Friendship, of course, can cover a broad spectrum of intimacy from the deep bonds between “best friends” to the more superficial links that characterize casual acquaintances.  Defining friendship is obviously not an easy matter, though most people would agree that inherent in the concept are such ideals as honesty, trust, reciprocity, respect, empathy, affection and mutual support.  Unfortunately, in the era of Facebook and other social networking fads, the term has been somewhat abused and the concept has suffered a significant degree of inflation and devaluation.  Can one truly have hundreds of “friends”, collecting them as some form of virtual game on the Internet?

To the Ancient Greeks and Romans, friendship constituted a special form of “love” based on, as Cicero said, “honesty, truth and trust.”  The noted British writer C. S. Lewis defined friendship as “the happiest and most fully human of all loves”.  In our contemporary times, many people are somewhat uneasy in equating friendship and love, yet undoubtedly, both spring from the same human source of all emotion.  

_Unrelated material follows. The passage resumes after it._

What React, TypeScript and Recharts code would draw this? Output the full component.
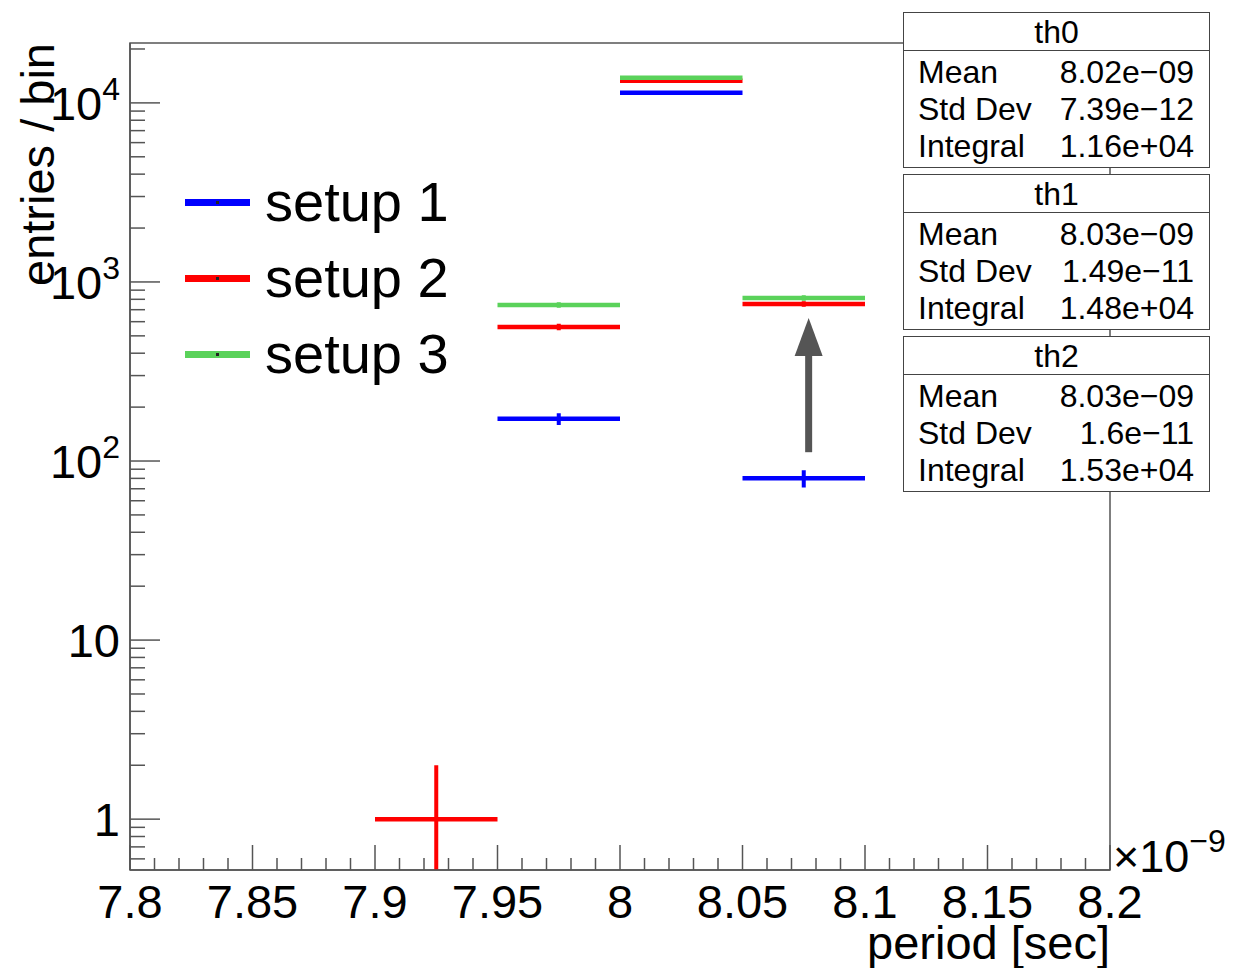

Friendship, like love, is best enjoyed without trying to dissect the why's, what's and wherefores.  I have been blessed with more than my fair share of good friends in my lifetime and they are the substance and reason for the vast troves of precious memories that I have accumulated during my lifetime.  I have lived in many places and travelled widely, and I can assure you that the times that I have felt the most happy, have been those where I have been blessed with good friends. Good friends will help you survive troubled times, misfortune, bad luck, calamity, illness, stress, depression, danger and all sorts of personal ills.  They will support you in good times and bad, and help shore up your reservoirs of spiritual hope and self-confidence.

My eldest daughter once came up with an inspired observation on all the people one meets in one’s lifetime.  Her thesis was that there are two types of people in this world – those that give you energy and those that suck energy from you.  Your friends will always share their energy with you without asking for anything in return but for your company.  If you have people in your life who consistently give you energy, be grateful to them – they are your friends.

And to all my friends out there who have shared their special individual energies with me, a heartfelt thank you to you all.